You also have to take into account that many (...most? ...all?) members in Tatoeba translate for practice and/or for learning. I can't speak in the name of everyone, but I can say at least that as far as I'm concerned, I wouldn't feel I've wasted my time if 10% or more of my contributions happened to be duplicates and were "merged". Because when I contribute... or rather contributed, I also got to practice and to learn a lot, and it was much less boring than doing typical translation homework for my language classes.
Of course, if others don't feel that way, I can perfectly understand, and they are free to stop contributing (they even should), until we release the new version. I know it's been a while since we've talked about it, but it's a pretty big task and it's not surprising that it's taking that long.
Now, regarding your question of a quick solution. Well, the duplicate removal script was the quick solution.
Another "meantime" but less quick solution is to get more people link sentences... but I think people have much more fun translating than linking.
Someone could also try making lists of "sentences that could potentially be linked but are not linked". All the information needed here to make such a list is here:
And from there we could probably do something to display the lists in some way and get people to create links more quickly.
And we still need a feature that allows a multi-links translation, so that those speaking more than 2 languages can add a translations that links to more than one language.
Finally, regarding "How could we help you with your personal life?", we simply (or not so simply) need to get more people involved in the project as a whole. As Swift mentioned it, I started writing about the matter this weekend: http://blog.tatoeba.org/2011/04...s-to-help.html
And I will be writing more...
Anyway, I hope that gives you a better picture :)
Out of curiosity, how much time would it take to do something as brute as run a similar_text() comparison between a new translation and all the existing sentences already in the database? Really, really long, I'm guessing?
I did it for you, the raw request (so even without the treating of it)
select 1 from sentences where text = "I love you."
1 row in set (1,24 sec)
so with 2000 contribution, you've lost 1 hours a day only for pure checking, moreover it does not solve the problem that you still need to type the sentence first before knowing the sentence already exist.
That's good speed though. If you partitioned by language and string length it probably would go fast enough not to bother a regular user too much.

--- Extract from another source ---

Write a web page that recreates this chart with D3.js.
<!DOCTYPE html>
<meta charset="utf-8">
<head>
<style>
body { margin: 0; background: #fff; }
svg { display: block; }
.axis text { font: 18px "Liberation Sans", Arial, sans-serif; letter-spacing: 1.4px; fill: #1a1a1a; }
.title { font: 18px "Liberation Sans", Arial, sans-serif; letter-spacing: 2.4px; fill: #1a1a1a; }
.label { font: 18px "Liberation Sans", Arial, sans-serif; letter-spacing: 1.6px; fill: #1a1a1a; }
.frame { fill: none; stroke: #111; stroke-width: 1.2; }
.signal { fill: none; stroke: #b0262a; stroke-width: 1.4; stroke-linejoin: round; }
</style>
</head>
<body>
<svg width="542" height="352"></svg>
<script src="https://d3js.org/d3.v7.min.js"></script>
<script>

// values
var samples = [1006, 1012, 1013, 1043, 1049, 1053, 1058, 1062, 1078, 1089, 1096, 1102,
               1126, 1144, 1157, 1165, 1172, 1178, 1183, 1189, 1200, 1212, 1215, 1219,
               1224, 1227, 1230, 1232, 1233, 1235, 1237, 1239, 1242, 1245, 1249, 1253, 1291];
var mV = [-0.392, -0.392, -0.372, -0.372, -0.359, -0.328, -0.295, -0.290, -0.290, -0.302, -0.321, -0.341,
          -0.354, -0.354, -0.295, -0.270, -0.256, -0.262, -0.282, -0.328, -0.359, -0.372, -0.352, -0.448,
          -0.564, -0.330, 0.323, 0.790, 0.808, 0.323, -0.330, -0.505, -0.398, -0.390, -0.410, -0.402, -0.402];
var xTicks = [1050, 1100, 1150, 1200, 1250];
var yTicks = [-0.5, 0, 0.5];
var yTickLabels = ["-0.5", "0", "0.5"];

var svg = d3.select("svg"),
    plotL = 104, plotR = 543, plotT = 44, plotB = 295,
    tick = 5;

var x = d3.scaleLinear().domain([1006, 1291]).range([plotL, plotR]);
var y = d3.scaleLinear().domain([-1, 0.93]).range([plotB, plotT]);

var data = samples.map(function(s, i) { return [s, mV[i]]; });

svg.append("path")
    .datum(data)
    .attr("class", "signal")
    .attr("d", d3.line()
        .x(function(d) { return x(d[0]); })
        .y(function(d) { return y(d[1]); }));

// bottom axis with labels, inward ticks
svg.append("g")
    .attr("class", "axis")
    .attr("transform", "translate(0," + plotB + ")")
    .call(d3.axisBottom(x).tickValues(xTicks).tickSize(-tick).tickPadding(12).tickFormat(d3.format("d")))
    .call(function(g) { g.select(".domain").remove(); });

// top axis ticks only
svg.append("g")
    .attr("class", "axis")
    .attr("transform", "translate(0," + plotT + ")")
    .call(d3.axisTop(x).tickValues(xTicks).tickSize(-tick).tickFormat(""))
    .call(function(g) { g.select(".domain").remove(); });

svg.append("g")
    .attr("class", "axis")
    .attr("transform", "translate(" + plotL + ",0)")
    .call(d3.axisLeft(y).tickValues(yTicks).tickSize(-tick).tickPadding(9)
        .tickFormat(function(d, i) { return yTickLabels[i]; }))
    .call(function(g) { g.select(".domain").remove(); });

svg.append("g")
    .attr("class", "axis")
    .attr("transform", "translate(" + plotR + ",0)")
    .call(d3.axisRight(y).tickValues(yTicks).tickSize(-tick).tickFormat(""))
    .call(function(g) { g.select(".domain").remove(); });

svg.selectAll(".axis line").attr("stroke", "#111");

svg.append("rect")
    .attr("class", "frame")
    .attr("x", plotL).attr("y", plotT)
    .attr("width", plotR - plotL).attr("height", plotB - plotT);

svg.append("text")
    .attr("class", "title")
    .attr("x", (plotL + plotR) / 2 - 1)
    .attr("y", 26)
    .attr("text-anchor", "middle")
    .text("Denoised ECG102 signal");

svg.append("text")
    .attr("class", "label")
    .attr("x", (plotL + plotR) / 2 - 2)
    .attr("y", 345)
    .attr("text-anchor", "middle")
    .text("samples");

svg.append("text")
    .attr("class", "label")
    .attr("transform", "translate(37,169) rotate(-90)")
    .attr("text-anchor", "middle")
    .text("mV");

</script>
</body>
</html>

But I agree that it doesn't really make sense if the duplicate script is going to do the job anyway.
the problem is that does not affect you but everyone. and on a server used more than 100% of it's capacity it means one hour less of doing other stuff.

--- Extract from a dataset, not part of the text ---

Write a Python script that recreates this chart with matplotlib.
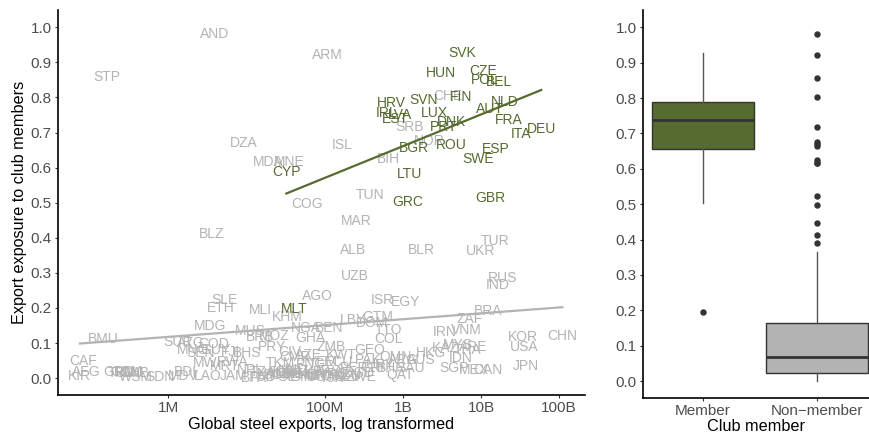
import numpy as np
import matplotlib
matplotlib.use('Agg')
import matplotlib.pyplot as plt
from matplotlib import cbook

plt.rcParams['font.family'] = ['Liberation Sans', 'DejaVu Sans']

MEMBER_GREEN = '#556B2F'
NONMEMBER_GREY = '#B3B3B3'
AXIS_TEXT = '#4D4D4D'

# Club members: ISO code, log10 of global steel exports, export exposure to club
member_codes = ['SVK', 'HUN', 'CZE', 'POL', 'BEL', 'FIN', 'SVN', 'HRV', 'LUX', 'NLD',
                'AUT', 'IRL', 'LVA', 'EST', 'DNK', 'PRT', 'FRA', 'DEU', 'ITA', 'BGR',
                'ROU', 'ESP', 'SWE', 'LTU', 'GRC', 'GBR', 'CYP', 'MLT']
member_log_exports = [9.76, 9.49, 10.03, 10.05, 10.23, 9.74, 9.27, 8.85, 9.41, 10.31,
                      10.11, 8.79, 8.97, 8.91, 9.62, 9.52, 10.36, 10.77, 10.51, 9.14,
                      9.62, 10.19, 9.96, 9.08, 9.06, 10.12, 7.51, 7.61]
member_exposure = [0.927, 0.870, 0.876, 0.849, 0.844, 0.801, 0.792, 0.783, 0.757, 0.787,
                   0.766, 0.756, 0.749, 0.738, 0.730, 0.716, 0.737, 0.709, 0.695, 0.657,
                   0.664, 0.654, 0.624, 0.583, 0.502, 0.514, 0.587, 0.196]

# Everyone else
nonmember_codes = ['AND', 'STP', 'ARM', 'DZA', 'MDA', 'MNE', 'ISL', 'CHE', 'SRB', 'NOR',
                   'BIH', 'COG', 'TUN', 'MAR', 'BLZ', 'TUR', 'ALB', 'BLR', 'UKR', 'UZB',
                   'RUS', 'IND', 'AGO', 'ISR', 'EGY', 'SLE', 'ETH', 'MLI', 'KHM', 'BRA',
                   'ZAF', 'GTM', 'LBY', 'DOM', 'VNM', 'IRN', 'KOR', 'CHN', 'USA', 'JPN',
                   'MDG', 'MUS', 'BMU', 'CAF', 'KIR', 'AFG', 'GRD', 'COM', 'GNB', 'WSM',
                   'SDN', 'MDV', 'SUR', 'ATG', 'COD', 'BRB', 'MOZ', 'NGA', 'BEN', 'GHA',
                   'TTO', 'COL', 'PRY', 'ZMB', 'GEO', 'KAZ', 'MYS', 'THA', 'HKG', 'IDN',
                   'AUS', 'ARG', 'SGP', 'MEX', 'CAN', 'QAT', 'PER', 'CRI', 'BHR', 'SAU',
                   'UGA', 'SLV', 'ZWE', 'KWT', 'AZE', 'CIV', 'TKM', 'SEN', 'FJI', 'BHS',
                   'MNG', 'GUY', 'MWI', 'RWA', 'MRT', 'BDI', 'LAO', 'JAM', 'NPL', 'TZA',
                   'NAM', 'JOR', 'HND', 'KEN', 'LKA', 'NIC', 'BWA', 'PNG', 'YEM', 'ECU',
                   'PAK', 'URY', 'OMN', 'ARE', 'CMR', 'TCD', 'BFA', 'TUV', 'PLW',
                   'SOM', 'PSE', 'LBR', 'KGZ', 'GIN', 'NER', 'SYR', 'TJK', 'IRQ',
                   'LBN', 'BGD']
nonmember_log_exports = [6.59, 5.21, 8.03, 6.96, 7.28, 7.55, 8.23, 9.57, 9.09, 9.34,
                         8.82, 7.77, 8.58, 8.40, 6.56, 10.18, 8.37, 9.24, 10.00, 8.38,
                         10.27, 10.21, 7.91, 8.74, 9.03, 6.72, 6.67, 7.18, 7.52, 10.09,
                         9.85, 8.68, 8.36, 8.61, 9.81, 9.54, 10.53, 11.04, 10.55, 10.57,
                         6.54, 7.05, 5.17, 4.91, 4.87, 4.95, 5.36, 5.46, 5.56, 5.58,
                         5.90, 6.19, 6.13, 6.29, 6.58, 7.18, 7.35, 7.76, 8.06, 7.82,
                         8.82, 8.82, 7.33, 8.08, 8.57, 9.55, 9.70, 9.83, 9.36, 9.74,
                         9.23, 9.00, 9.65, 9.91, 10.09, 8.97, 8.38, 8.61, 8.85, 9.10,
                         7.95, 8.28, 8.46, 8.21, 7.79, 7.56, 7.44, 6.41, 6.79, 7.01,
                         6.32, 6.60, 6.50, 6.82, 6.72, 6.22, 6.51, 6.83, 7.05, 7.21,
                         7.33, 7.46, 7.59, 7.69, 7.82, 7.92, 8.05, 7.82, 7.97, 8.18,
                         8.56, 8.72, 8.91, 9.90, 7.62, 7.20, 7.10, 5.40, 5.50,
                         7.40, 7.48, 7.55, 7.62, 7.70, 7.85, 8.00, 8.10, 8.15,
                         8.30, 8.45]
nonmember_exposure = [0.982, 0.857, 0.921, 0.669, 0.615, 0.615, 0.665, 0.804, 0.717, 0.676,
                      0.624, 0.497, 0.523, 0.447, 0.412, 0.390, 0.365, 0.366, 0.363, 0.291,
                      0.286, 0.265, 0.235, 0.222, 0.217, 0.224, 0.201, 0.194, 0.174, 0.191,
                      0.169, 0.174, 0.165, 0.157, 0.137, 0.132, 0.118, 0.120, 0.089, 0.035,
                      0.149, 0.134, 0.113, 0.049, 0.006, 0.018, 0.018, 0.018, 0.016, 0.004,
                      0.003, 0.006, 0.103, 0.100, 0.097, 0.117, 0.120, 0.142, 0.142, 0.114,
                      0.138, 0.112, 0.090, 0.090, 0.081, 0.085, 0.095, 0.081, 0.071, 0.057,
                      0.051, 0.052, 0.028, 0.024, 0.024, 0.009, 0.028, 0.028, 0.028, 0.028,
                      0.002, 0.003, 0.003, 0.066, 0.066, 0.074, 0.043, 0.071, 0.074, 0.071,
                      0.080, 0.080, 0.043, 0.046, 0.034, 0.017, 0.005, 0.006, 0.023, 0.017,
                      0.011, 0.017, 0.023, 0.011, 0.017, 0.006, 0.017, 0.040, 0.046, 0.046,
                      0.051, 0.037, 0.060, 0.088, 0.060, 0.002, 0.000, 0.016, 0.015,
                      0.008, 0.002, 0.012, 0.020, 0.004, 0.010, 0.006, 0.001, 0.012,
                      0.008, 0.015]

# Non-member box summary (lower whisker, Q1, median, Q3, upper whisker)
nonmember_box = [0.0, 0.022, 0.067, 0.165, 0.366]

group_labels = ['Member', 'Non\u2212member']
x_tick_values = [6, 8, 9, 10, 11]
x_tick_labels = ['1M', '100M', '1B', '10B', '100B']


def style_axes(ax):
    for side in ('top', 'right'):
        ax.spines[side].set_visible(False)
    for side in ('left', 'bottom'):
        ax.spines[side].set_color('black')
        ax.spines[side].set_linewidth(1.2)
    ax.tick_params(length=2.5, width=0.8, color='#333333', labelcolor=AXIS_TEXT,
                   labelsize=11, pad=2)
    ax.set_facecolor('white')


def draw_fit(ax, xs, ys, color):
    xs = np.asarray(xs)
    slope, intercept = np.polyfit(xs, ys, 1)
    grid = np.array([xs.min(), xs.max()])
    ax.plot(grid, intercept + slope * grid, color=color, lw=1.6, zorder=4)


fig = plt.figure(figsize=(8.7, 4.36), dpi=100)

# --- scatter of labelled countries ---
ax = fig.add_axes([0.0667, 0.094, 0.6057, 0.883])
for code, x, y in zip(nonmember_codes, nonmember_log_exports, nonmember_exposure):
    ax.text(x, y, code, color=NONMEMBER_GREY, fontsize=10, ha='center', va='center', zorder=2)
for code, x, y in zip(member_codes, member_log_exports, member_exposure):
    ax.text(x, y, code, color=MEMBER_GREEN, fontsize=10, ha='center', va='center', zorder=3)

draw_fit(ax, nonmember_log_exports, nonmember_exposure, NONMEMBER_GREY)
draw_fit(ax, member_log_exports, member_exposure, MEMBER_GREEN)

ax.set_xlim(4.59, 11.33)
ax.set_ylim(-0.048, 1.049)
ax.set_xticks(x_tick_values)
ax.set_xticklabels(x_tick_labels)
ax.set_yticks(np.arange(0, 1.01, 0.1))
ax.set_yticklabels([f'{v:.1f}' for v in np.arange(0, 1.01, 0.1)])
style_axes(ax)
ax.set_xlabel('Global steel exports, log transformed', fontsize=11.7, color='black')
ax.set_ylabel('Export exposure to club members', fontsize=11.7, color='black')
ax.xaxis.set_label_coords(0.5, -0.057)
ax.yaxis.set_label_coords(-0.059, 0.5)

# --- boxplots by membership ---
bx = fig.add_axes([0.739, 0.0872, 0.261, 0.890])
member_stats = cbook.boxplot_stats(member_exposure)[0]
lo, q1, med, q3, hi = nonmember_box
nonmember_stats = {
    'whislo': lo, 'q1': q1, 'med': med, 'q3': q3, 'whishi': hi,
    'fliers': [v for v in nonmember_exposure if v > hi or v < lo],
}
bp = bx.bxp([member_stats, nonmember_stats], positions=[1, 2], widths=0.9,
            patch_artist=True, showcaps=False,
            boxprops=dict(edgecolor='#333333', linewidth=1.0),
            medianprops=dict(color='#333333', linewidth=2.0),
            whiskerprops=dict(color='#555555', linewidth=1.0),
            flierprops=dict(marker='o', markerfacecolor='#333333',
                            markeredgecolor='#333333', markersize=3.6))
for patch, fill in zip(bp['boxes'], [MEMBER_GREEN, NONMEMBER_GREY]):
    patch.set_facecolor(fill)

bx.set_xlim(0.47, 2.47)
bx.set_ylim(-0.048, 1.049)
bx.set_xticks([1, 2])
bx.set_xticklabels(group_labels)
bx.set_yticks(np.arange(0, 1.01, 0.1))
bx.set_yticklabels([f'{v:.1f}' for v in np.arange(0, 1.01, 0.1)])
style_axes(bx)
bx.set_xlabel('Club member', fontsize=11.7, color='black')
bx.xaxis.set_label_coords(0.5, -0.054)

fig.savefig('out.png', dpi=100, facecolor='white')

because it does not mean "me and only me is going to wait 1.24 second nore" but "during 1.24s the server will do nothing except looking for my sentence"
Could you add a column to the table with a MD5 hash? It would take a long time to generate for all existing sentences but it would greatly speed up searching for duplicates.

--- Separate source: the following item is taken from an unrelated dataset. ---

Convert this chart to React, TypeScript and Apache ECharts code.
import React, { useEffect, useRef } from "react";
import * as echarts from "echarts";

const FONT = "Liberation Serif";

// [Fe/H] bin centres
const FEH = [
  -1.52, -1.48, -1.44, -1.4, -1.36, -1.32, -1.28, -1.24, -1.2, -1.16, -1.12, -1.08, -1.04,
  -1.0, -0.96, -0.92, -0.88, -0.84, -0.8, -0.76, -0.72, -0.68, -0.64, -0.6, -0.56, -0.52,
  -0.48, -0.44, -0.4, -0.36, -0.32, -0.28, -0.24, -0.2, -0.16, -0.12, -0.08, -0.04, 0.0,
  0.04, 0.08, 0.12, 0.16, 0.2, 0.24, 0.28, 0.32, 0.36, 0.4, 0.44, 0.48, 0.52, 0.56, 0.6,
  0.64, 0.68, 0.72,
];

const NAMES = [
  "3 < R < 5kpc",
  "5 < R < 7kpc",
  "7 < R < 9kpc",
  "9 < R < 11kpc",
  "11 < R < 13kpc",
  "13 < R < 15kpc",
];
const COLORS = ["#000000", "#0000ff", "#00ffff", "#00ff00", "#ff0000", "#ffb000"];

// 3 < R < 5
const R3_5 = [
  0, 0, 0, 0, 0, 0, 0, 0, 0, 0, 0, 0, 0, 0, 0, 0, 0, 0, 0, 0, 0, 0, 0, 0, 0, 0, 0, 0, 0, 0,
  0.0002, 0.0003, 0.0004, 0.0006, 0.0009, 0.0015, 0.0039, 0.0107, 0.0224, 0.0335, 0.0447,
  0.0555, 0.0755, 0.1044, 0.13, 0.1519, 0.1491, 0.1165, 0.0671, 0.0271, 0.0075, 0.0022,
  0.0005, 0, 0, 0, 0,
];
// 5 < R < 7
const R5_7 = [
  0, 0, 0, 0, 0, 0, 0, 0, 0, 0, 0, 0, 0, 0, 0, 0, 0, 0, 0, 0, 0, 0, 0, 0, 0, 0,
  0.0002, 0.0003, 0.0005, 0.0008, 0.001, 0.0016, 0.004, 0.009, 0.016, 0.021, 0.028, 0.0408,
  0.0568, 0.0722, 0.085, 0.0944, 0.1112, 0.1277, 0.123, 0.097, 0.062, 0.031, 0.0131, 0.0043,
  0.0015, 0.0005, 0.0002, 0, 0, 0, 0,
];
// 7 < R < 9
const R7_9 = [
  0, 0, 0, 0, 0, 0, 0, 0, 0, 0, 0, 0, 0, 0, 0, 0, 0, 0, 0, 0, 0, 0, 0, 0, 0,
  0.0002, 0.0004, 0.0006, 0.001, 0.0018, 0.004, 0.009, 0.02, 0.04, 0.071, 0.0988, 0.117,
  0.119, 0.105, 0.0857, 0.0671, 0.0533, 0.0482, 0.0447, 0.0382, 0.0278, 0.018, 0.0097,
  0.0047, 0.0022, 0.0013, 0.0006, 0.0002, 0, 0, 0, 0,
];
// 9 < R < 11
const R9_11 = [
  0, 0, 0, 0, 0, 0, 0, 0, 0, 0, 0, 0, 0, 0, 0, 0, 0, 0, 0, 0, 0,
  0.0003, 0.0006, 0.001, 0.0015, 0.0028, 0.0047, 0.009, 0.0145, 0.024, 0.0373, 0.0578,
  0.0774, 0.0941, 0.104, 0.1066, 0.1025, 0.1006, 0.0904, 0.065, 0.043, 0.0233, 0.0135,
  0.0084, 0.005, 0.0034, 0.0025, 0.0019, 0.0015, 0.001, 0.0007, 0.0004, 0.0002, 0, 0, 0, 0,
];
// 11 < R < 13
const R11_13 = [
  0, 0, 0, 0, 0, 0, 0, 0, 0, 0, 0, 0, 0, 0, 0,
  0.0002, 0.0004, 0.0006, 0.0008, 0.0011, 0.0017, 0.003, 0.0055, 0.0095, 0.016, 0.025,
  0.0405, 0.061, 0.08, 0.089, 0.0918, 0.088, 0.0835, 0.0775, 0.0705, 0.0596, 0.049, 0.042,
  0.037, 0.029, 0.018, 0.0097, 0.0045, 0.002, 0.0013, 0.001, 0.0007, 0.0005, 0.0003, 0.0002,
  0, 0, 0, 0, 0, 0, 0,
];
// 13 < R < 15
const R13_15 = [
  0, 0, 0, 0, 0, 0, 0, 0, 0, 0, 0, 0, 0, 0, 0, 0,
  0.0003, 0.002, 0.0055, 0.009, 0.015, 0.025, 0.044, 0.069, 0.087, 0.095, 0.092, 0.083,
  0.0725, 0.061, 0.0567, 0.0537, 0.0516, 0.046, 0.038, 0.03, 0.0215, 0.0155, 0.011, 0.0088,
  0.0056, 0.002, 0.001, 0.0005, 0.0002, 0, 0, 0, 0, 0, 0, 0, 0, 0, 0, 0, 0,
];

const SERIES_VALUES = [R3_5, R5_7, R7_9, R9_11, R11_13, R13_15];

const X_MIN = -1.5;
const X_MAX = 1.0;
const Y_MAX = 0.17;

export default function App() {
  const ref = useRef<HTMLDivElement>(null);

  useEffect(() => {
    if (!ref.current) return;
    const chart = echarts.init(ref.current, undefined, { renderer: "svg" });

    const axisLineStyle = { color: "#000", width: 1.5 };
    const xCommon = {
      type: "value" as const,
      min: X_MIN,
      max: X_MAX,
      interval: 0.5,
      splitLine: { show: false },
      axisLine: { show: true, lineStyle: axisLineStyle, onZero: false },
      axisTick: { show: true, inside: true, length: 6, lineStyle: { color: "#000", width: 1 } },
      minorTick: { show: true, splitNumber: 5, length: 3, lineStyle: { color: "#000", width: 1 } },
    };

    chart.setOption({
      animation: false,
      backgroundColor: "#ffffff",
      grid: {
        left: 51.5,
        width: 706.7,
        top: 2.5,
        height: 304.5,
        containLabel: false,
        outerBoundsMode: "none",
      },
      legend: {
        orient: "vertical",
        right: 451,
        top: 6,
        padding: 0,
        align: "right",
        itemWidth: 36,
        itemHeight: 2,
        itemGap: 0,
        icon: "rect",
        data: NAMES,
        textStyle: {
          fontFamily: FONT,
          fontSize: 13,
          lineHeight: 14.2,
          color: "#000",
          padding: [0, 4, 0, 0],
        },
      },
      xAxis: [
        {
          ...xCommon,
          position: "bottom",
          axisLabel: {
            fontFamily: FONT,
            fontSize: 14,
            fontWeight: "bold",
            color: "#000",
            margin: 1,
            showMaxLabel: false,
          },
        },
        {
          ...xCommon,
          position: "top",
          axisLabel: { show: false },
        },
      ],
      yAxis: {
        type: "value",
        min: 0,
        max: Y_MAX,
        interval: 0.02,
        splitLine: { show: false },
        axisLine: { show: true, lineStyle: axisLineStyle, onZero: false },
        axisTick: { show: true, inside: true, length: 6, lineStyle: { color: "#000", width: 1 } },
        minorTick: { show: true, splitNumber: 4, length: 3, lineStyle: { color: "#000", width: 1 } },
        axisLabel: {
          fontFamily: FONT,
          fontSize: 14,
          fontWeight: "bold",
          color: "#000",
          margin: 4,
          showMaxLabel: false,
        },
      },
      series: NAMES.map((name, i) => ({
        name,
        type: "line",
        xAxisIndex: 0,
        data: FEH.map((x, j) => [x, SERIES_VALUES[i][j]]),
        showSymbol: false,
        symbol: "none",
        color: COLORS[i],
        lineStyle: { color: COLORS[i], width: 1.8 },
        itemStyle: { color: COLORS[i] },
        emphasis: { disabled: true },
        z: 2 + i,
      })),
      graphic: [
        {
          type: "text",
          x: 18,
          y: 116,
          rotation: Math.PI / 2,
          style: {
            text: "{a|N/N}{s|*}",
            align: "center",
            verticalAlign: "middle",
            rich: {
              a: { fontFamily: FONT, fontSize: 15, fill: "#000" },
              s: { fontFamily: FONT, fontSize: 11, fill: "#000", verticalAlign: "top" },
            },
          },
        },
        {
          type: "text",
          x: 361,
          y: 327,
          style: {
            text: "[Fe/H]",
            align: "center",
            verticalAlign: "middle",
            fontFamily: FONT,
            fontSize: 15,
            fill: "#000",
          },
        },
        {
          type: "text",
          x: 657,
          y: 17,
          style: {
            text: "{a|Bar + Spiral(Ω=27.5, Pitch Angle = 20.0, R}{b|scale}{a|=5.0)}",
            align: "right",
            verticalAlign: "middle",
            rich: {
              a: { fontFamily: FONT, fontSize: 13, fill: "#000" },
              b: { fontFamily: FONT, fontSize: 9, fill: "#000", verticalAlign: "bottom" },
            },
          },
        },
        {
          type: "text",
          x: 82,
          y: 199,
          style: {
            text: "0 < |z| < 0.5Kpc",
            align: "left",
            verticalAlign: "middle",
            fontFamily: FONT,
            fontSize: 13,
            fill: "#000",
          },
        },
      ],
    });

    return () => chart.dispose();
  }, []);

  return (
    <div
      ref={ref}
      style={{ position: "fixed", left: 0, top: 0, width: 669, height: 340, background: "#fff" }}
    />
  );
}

yup we can, actually md4 will be enough as we're not looking for secure hash, it's just i decided to use the few time I have to develop the new version, it's just i didn't realize few moths ago that there as an inherent tricky bug in mysql when the previous script was run with high load and concurency.
Now with this script that will be run at least once a week and that does not require modification in the current php code, i think the result will more or less the same than doing the check in real time with a hash (as I've said to FeuDrenais this kind of solution still require the user to type and validate the sentence)
but if Trang or someone wants to code it, sure.
Well, there are two issues here: The scope of the problem and the solutions to it.
Regarding the scope, I don't think these 13 000 translations took an average of a minute to translate. Generally the duplicates are the sort of simple sentences that are likely to be added twice to the corpus. Something like "I'm waiting for Godot" rather than the longer sentences.
From the logs, I reckon it's closer to a few seconds. Still a considerable amount of time and I don't think anyone is terribly happy with the situation.
At the same time, as Muiriel and I have pointed out, should the same sentence be entered twice as A and A' and then subsequently translated to different languages B and C, then merging A and A' will leave a single sentence A, with links to both B and C where nothing is lost.
It's also possible that B and C are entered in different languages and each of these is translated into the same language with sentences A and A'. When A and A' are merged, the end result is again a sentence A with links to B and C, indirectly linking the two latter. The inefficiency only arises if it takes longer to translate a sentence than to find, verify and link two sentences that don't share a translation. I think that's rather uncommon.
The final case is when sentence A is translated into B, which is translated into C and then back into the original language with sentence A'. Again here, there is value in that last translation as it is effectively provides a link between C and A. With the current Tatoeba system, I think making a quick duplicate is actually the simplest way to link such sentences (even with Zifre's awesome Greasemonkey script).
So, the problem isn't so great, in my mind, but it would still be nice to do something about it. The duplicate script currently takes a long time to run and slowed the server down considerably yesterday.
As Trang mentioned in her post from yesterday: http://blog.tatoeba.org/2011/04...s-to-help.html , there's still a while until collaborative work on the new version can begin. At the same time, anyone is free to take part in maintaining the current version or developing new features for it. One idea would be to create a "safe" contribution feature that would first check for related translations. This would perfectly fit translators who spend more time on translations.
But as Trang noted, there are loads of things related to Tatoeba that people can do, and the more people actively join the various "departments" the more pressure there will be on sysko to use his days off to code in some dingy little office than prance around the streets or hills in the fresh spring air. ;-)
Ough... I think I was going to conclude this by pulling these threads together into some nice conclusion, but this has been way to long and I need to get to my work so that I can enjoy some of the Icelandic spring (did I mention we had snow yesterday...?).